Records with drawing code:
═══
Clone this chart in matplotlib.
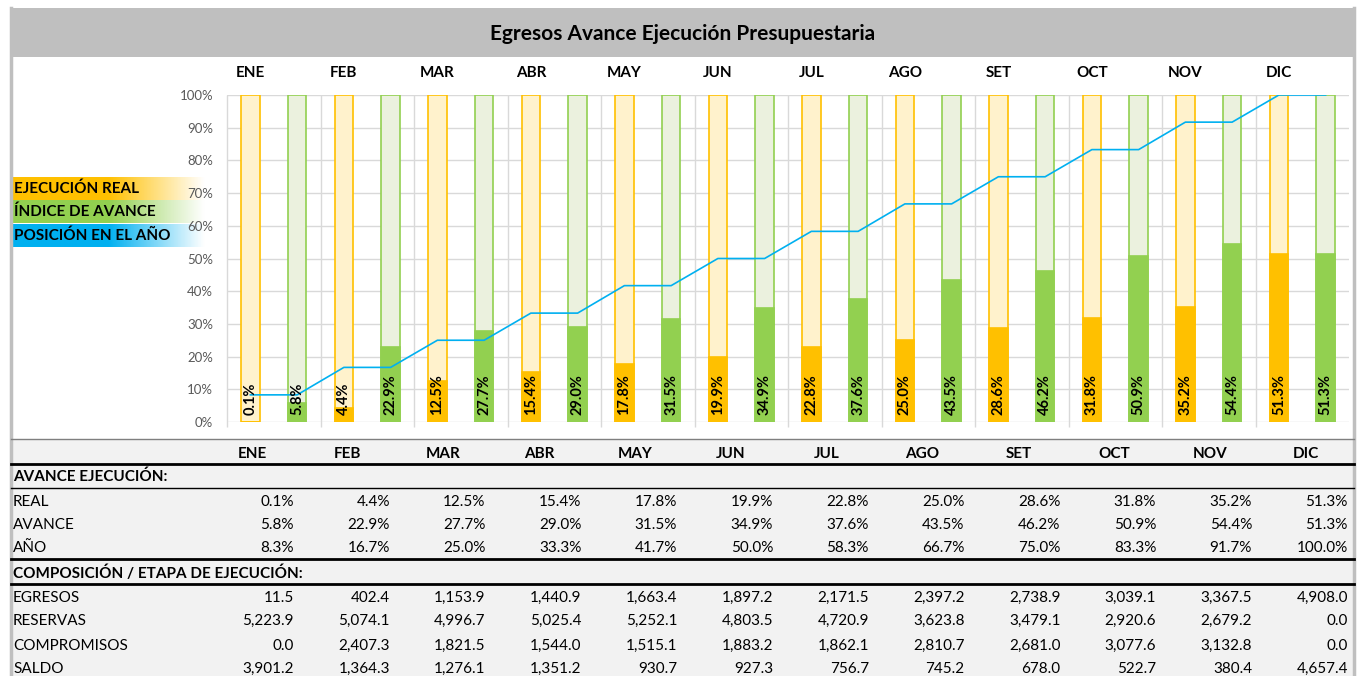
import matplotlib.pyplot as plt
import numpy as np
from matplotlib.colors import LinearSegmentedColormap

plt.rcParams['font.family'] = ['Lato', 'DejaVu Sans']

months = ["ENE", "FEB", "MAR", "ABR", "MAY", "JUN", "JUL", "AGO", "SET", "OCT", "NOV", "DIC"]
real = [0.1, 4.4, 12.5, 15.4, 17.8, 19.9, 22.8, 25.0, 28.6, 31.8, 35.2, 51.3]
avance = [5.8, 22.9, 27.7, 29.0, 31.5, 34.9, 37.6, 43.5, 46.2, 50.9, 54.4, 51.3]
anio = [8.3, 16.7, 25.0, 33.3, 41.7, 50.0, 58.3, 66.7, 75.0, 83.3, 91.7, 100.0]

egresos = [11.5, 402.4, 1153.9, 1440.9, 1663.4, 1897.2, 2171.5, 2397.2, 2738.9, 3039.1, 3367.5, 4908.0]
reservas = [5223.9, 5074.1, 4996.7, 5025.4, 5252.1, 4803.5, 4720.9, 3623.8, 3479.1, 2920.6, 2679.2, 0.0]
compromisos = [0.0, 2407.3, 1821.5, 1544.0, 1515.1, 1883.2, 1862.1, 2810.7, 2681.0, 3077.6, 3132.8, 0.0]
saldo = [3901.2, 1364.3, 1276.1, 1351.2, 930.7, 927.3, 756.7, 745.2, 678.0, 522.7, 380.4, 4657.4]

legend_labels = ["EJECUCIÓN REAL", "ÍNDICE DE AVANCE", "POSICIÓN EN EL AÑO"]

ORANGE = "#ffc000"
GREEN = "#92d050"
BLUE = "#00b0f0"

W, H = 1361, 676
fig = plt.figure(figsize=(W / 100, H / 100), dpi=100)

# overlay in pixel coordinates for frame, legend and table
bg = fig.add_axes([0, 0, 1, 1])
bg.set_xlim(0, W)
bg.set_ylim(H, 0)
bg.axis("off")

# title bar
bg.add_patch(plt.Rectangle((10, 8), 1346, 49, color="#bfbfbf", lw=0))
bg.text(683, 34, "Egresos Avance Ejecución Presupuestaria", ha="center", va="center",
        fontsize=15, fontweight="bold")

# table background
bg.add_patch(plt.Rectangle((11, 440), 1343, 236, color="#f2f2f2", lw=0))

# outer frame
bg.plot([11, 11], [8, 676], color="#bfbfbf", lw=2.5)
bg.plot([1354, 1354], [8, 676], color="#bfbfbf", lw=2.5)

# legend with gradient bands
band_colors = [ORANGE, GREEN, BLUE]
band_tops = [177, 200, 224]
for lab, col, top in zip(legend_labels, band_colors, band_tops):
    cmap = LinearSegmentedColormap.from_list("g", [col, col, "white"])
    grad = np.linspace(0, 1, 200).reshape(1, -1)
    bg.imshow(grad, cmap=cmap, aspect="auto", extent=(12, 205, top + 23, top), zorder=1)
    bg.text(14, top + 12, lab, ha="left", va="center", fontsize=11, fontweight="bold", zorder=2)
bg.set_xlim(0, W)
bg.set_ylim(H, 0)

# chart
ax = fig.add_axes([227 / W, 1 - 422 / H, 1122 / W, 327 / H])
x = np.arange(len(months))
bw = 0.2
ax.bar(x - 0.25, [1.0] * 12, bw, color="#fff2cc", edgecolor=ORANGE, lw=1.2, zorder=2)
ax.bar(x + 0.25, [1.0] * 12, bw, color="#ebf1de", edgecolor=GREEN, lw=1.2, zorder=2)
ax.bar(x - 0.25, np.array(real) / 100, bw, color=ORANGE, edgecolor=ORANGE, lw=1.2, zorder=3)
ax.bar(x + 0.25, np.array(avance) / 100, bw, color=GREEN, edgecolor=GREEN, lw=1.2, zorder=3)

lx, ly = [], []
for i, v in enumerate(anio):
    lx += [i - 0.25, i + 0.25]
    ly += [v / 100, v / 100]
ax.plot(lx, ly, color=BLUE, lw=1.2, zorder=5)

for i in range(12):
    ax.text(i - 0.25, 0.022, f"{real[i]:.1f}%", rotation=90, ha="center", va="bottom",
            fontsize=10.5, fontweight="bold", zorder=6)
    ax.text(i + 0.25, 0.022, f"{avance[i]:.1f}%", rotation=90, ha="center", va="bottom",
            fontsize=10.5, fontweight="bold", zorder=6)
    ax.text(i - 0.25, 1.068, months[i], ha="center", va="center", fontsize=11,
            fontweight="bold", clip_on=False)

ax.set_xlim(-0.5, 11.5)
ax.set_ylim(0, 1)
ax.set_yticks(np.arange(0, 1.01, 0.1))
ax.set_yticklabels([f"{int(round(t * 100))}%" for t in np.arange(0, 1.01, 0.1)])
ax.tick_params(axis="y", length=0, pad=10, labelsize=9.5, labelcolor="#595959")
ax.set_xticks([])
for t in np.arange(0, 1.01, 0.1):
    ax.axhline(t, color="#d9d9d9", lw=1, zorder=1)
ax.vlines(np.arange(-0.5, 11.0, 1.0), -0.015, 1.0, color="#d9d9d9", lw=1, zorder=1, clip_on=False)
for s in ax.spines.values():
    s.set_visible(False)
ax.patch.set_alpha(0)

# table
col_right = [294 + i * 95.8 for i in range(12)]
fs = 11

bg.plot([11, 1354], [439, 439], color="#7f7f7f", lw=1)
for m, xr in zip(months, col_right):
    bg.text(xr - 42, 454, m, ha="center", va="center", fontsize=fs, fontweight="bold")
bg.plot([11, 1354], [464, 464], color="black", lw=2)
bg.text(13, 477, "AVANCE EJECUCIÓN:", ha="left", va="center", fontsize=fs, fontweight="bold")
bg.plot([11, 1354], [488, 488], color="black", lw=1)

pct_rows = [("REAL", real, 502), ("AVANCE", avance, 525), ("AÑO", anio, 548)]
for name, vals, y in pct_rows:
    bg.text(13, y, name, ha="left", va="center", fontsize=fs)
    for v, xr in zip(vals, col_right):
        bg.text(xr, y, f"{v:.1f}%", ha="right", va="center", fontsize=fs)

bg.plot([11, 1354], [559, 559], color="black", lw=2)
bg.text(13, 573, "COMPOSICIÓN / ETAPA DE EJECUCIÓN:", ha="left", va="center", fontsize=fs,
        fontweight="bold")
bg.plot([11, 1354], [584, 584], color="black", lw=2)

num_rows = [("EGRESOS", egresos, 598), ("RESERVAS", reservas, 621),
            ("COMPROMISOS", compromisos, 646), ("SALDO", saldo, 669)]
for name, vals, y in num_rows:
    bg.text(13, y, name, ha="left", va="center", fontsize=fs)
    for v, xr in zip(vals, col_right):
        bg.text(xr, y, f"{v:,.1f}", ha="right", va="center", fontsize=fs)

plt.savefig("out.png", dpi=100)
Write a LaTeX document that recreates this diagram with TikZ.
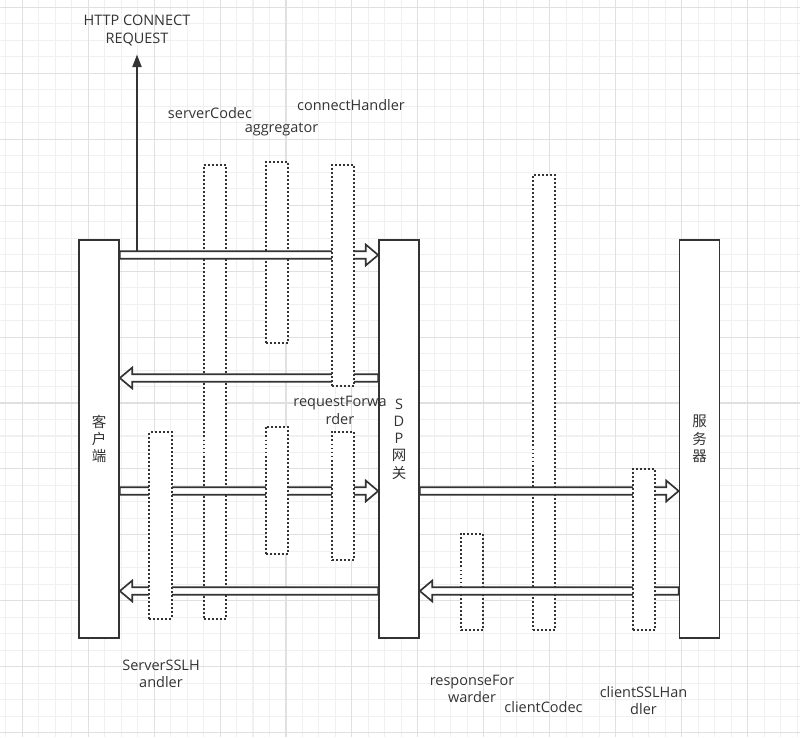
\documentclass[tikz,border=0pt]{standalone}
\usepackage{fontspec}
\setmainfont{Open Sans}
\newfontfamily\cjk{Noto Sans CJK SC}
\usetikzlibrary{arrows.meta,calc}

\begin{document}
\begin{tikzpicture}[x=0.025cm,y=-0.025cm,
    every node/.style={font=\fontsize{10.3}{12.3}\selectfont, text=black!80},
    lane/.style={draw=black!80, line width=1.2pt, fill=white, minimum width=1cm, inner sep=0pt, align=center},
    handler/.style={draw=black!80, line width=1.2pt, dash pattern=on 1.4pt off 1.45pt, fill=white, minimum width=0.56cm, inner sep=0pt},
    tag/.style={align=center},
    zh/.style={font=\fontsize{10.3}{12.3}\cjk},
    flex/.style={draw=black!80, line width=1.2pt, fill=white,
      to path={let \p1=(\tikztostart), \p2=(\tikztotarget), \n1={ifthenelse(\x2>\x1,1,-1)} in
        (\x1,{\y1+2.7pt}) -- ({\x2-\n1*8.8pt},{\y1+2.7pt}) -- ({\x2-\n1*8.8pt},{\y1+7.4pt}) -- (\x2,\y1)
        -- ({\x2-\n1*8.8pt},{\y1-7.4pt}) -- ({\x2-\n1*8.8pt},{\y1-2.7pt}) -- (\x1,{\y1-2.7pt}) -- cycle}}]
    \useasboundingbox (0,0) rectangle (800,737);
    \foreach \i in {0,...,48} \draw[black!6, line width=0.75pt] ({5.7+16.4875*\i},0) -- ++(0,737);
    \foreach \i in {0,...,44} \draw[black!6, line width=0.75pt] (0,{7.3+16.4875*\i}) -- ++(800,0);
    \foreach \i in {0,...,11} \draw[black!12, line width=0.75pt] ({22.2+65.95*\i},0) -- ++(0,737);
    \foreach \i in {0,...,11} \draw[black!12, line width=0.75pt] (0,{7.3+65.95*\i}) -- ++(800,0);

    \node[lane, zh, minimum height=9.95cm] (client) at (99,439) {客\\户\\端};
    \node[lane, minimum height=9.95cm] (gw) at (399,439) {S\\D\\P\\{\cjk 网}\\{\cjk 关}};
    \node[lane, zh, minimum height=9.95cm] (server) at (699.5,439) {服\\务\\器};

    \node[handler, minimum height=11.35cm] (codec) at (215,392) {};
    \node[handler, minimum height=4.525cm] (aggUp) at (277,252.5) {};
    \node[handler, minimum height=2.4cm] (respFwd) at (472,582) {};
    \node[handler, minimum height=11.375cm] (cliCodec) at (544,402.5) {};

    \draw[flex] (client.east |- 0,255) to (gw.west |- 0,255);
    \draw[flex] (gw.west |- 0,378) to (client.east |- 0,378);
    \draw[flex] (client.east |- 0,491) to (gw.west |- 0,491);
    \draw[flex] (gw.west |- 0,591) to (client.east |- 0,591);
    \draw[flex] (gw.east |- 0,491) to (server.west |- 0,491);
    \draw[flex] (server.west |- 0,591) to (gw.east |- 0,591);

    \node[handler, minimum height=5.525cm] (connect) at (343,275.5) {};
    \node[handler, minimum height=4.675cm] (sslSrv) at (160.5,525.5) {};
    \node[handler, minimum height=3.175cm] (aggLow) at (277,490.5) {};
    \node[handler, minimum height=3.2cm] (reqFwd) at (343,496) {};
    \node[handler, minimum height=4.025cm] (sslCli) at (644,549.5) {};

    \node[tag] (httpreq) at (137,30.5) {HTTP CONNECT\\REQUEST};
    \node[tag] (lcodec) at (210,113) {serverCodec};
    \node[tag] (lagg) at (281.5,129.5) {aggregator};
    \node[tag] (lconnect) at (351,105) {connectHandler};
    \node[tag] (lreq) at (340,410.5) {requestForwa\\rder};
    \node[tag] (lsslsrv) at (161,674) {ServerSSLH\\andler};
    \node[tag] (lresp) at (472,689) {responseFor\\warder};
    \node[tag] (lclicodec) at (543.5,707) {clientCodec};
    \node[tag] (lsslcli) at (643.5,700.5) {clientSSLHan\\dler};

    \coordinate (tap) at (137,251.3);
    \draw[draw=black!80, line width=1.3pt, -{Triangle[length=9pt,width=6.5pt]}, shorten >=2.8pt] (tap) -- (httpreq);
\end{tikzpicture}
\end{document}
═══
● **Do this**: Leave out the pictures, then repeat the listing above exactly from its first line to the line with "fig = plt.figure(figsize=(W", inclusive.

● **Answer in full**:
Clone this chart in matplotlib.
import matplotlib.pyplot as plt
import numpy as np
from matplotlib.colors import LinearSegmentedColormap

plt.rcParams['font.family'] = ['Lato', 'DejaVu Sans']

months = ["ENE", "FEB", "MAR", "ABR", "MAY", "JUN", "JUL", "AGO", "SET", "OCT", "NOV", "DIC"]
real = [0.1, 4.4, 12.5, 15.4, 17.8, 19.9, 22.8, 25.0, 28.6, 31.8, 35.2, 51.3]
avance = [5.8, 22.9, 27.7, 29.0, 31.5, 34.9, 37.6, 43.5, 46.2, 50.9, 54.4, 51.3]
anio = [8.3, 16.7, 25.0, 33.3, 41.7, 50.0, 58.3, 66.7, 75.0, 83.3, 91.7, 100.0]

egresos = [11.5, 402.4, 1153.9, 1440.9, 1663.4, 1897.2, 2171.5, 2397.2, 2738.9, 3039.1, 3367.5, 4908.0]
reservas = [5223.9, 5074.1, 4996.7, 5025.4, 5252.1, 4803.5, 4720.9, 3623.8, 3479.1, 2920.6, 2679.2, 0.0]
compromisos = [0.0, 2407.3, 1821.5, 1544.0, 1515.1, 1883.2, 1862.1, 2810.7, 2681.0, 3077.6, 3132.8, 0.0]
saldo = [3901.2, 1364.3, 1276.1, 1351.2, 930.7, 927.3, 756.7, 745.2, 678.0, 522.7, 380.4, 4657.4]

legend_labels = ["EJECUCIÓN REAL", "ÍNDICE DE AVANCE", "POSICIÓN EN EL AÑO"]

ORANGE = "#ffc000"
GREEN = "#92d050"
BLUE = "#00b0f0"

W, H = 1361, 676
fig = plt.figure(figsize=(W / 100, H / 100), dpi=100)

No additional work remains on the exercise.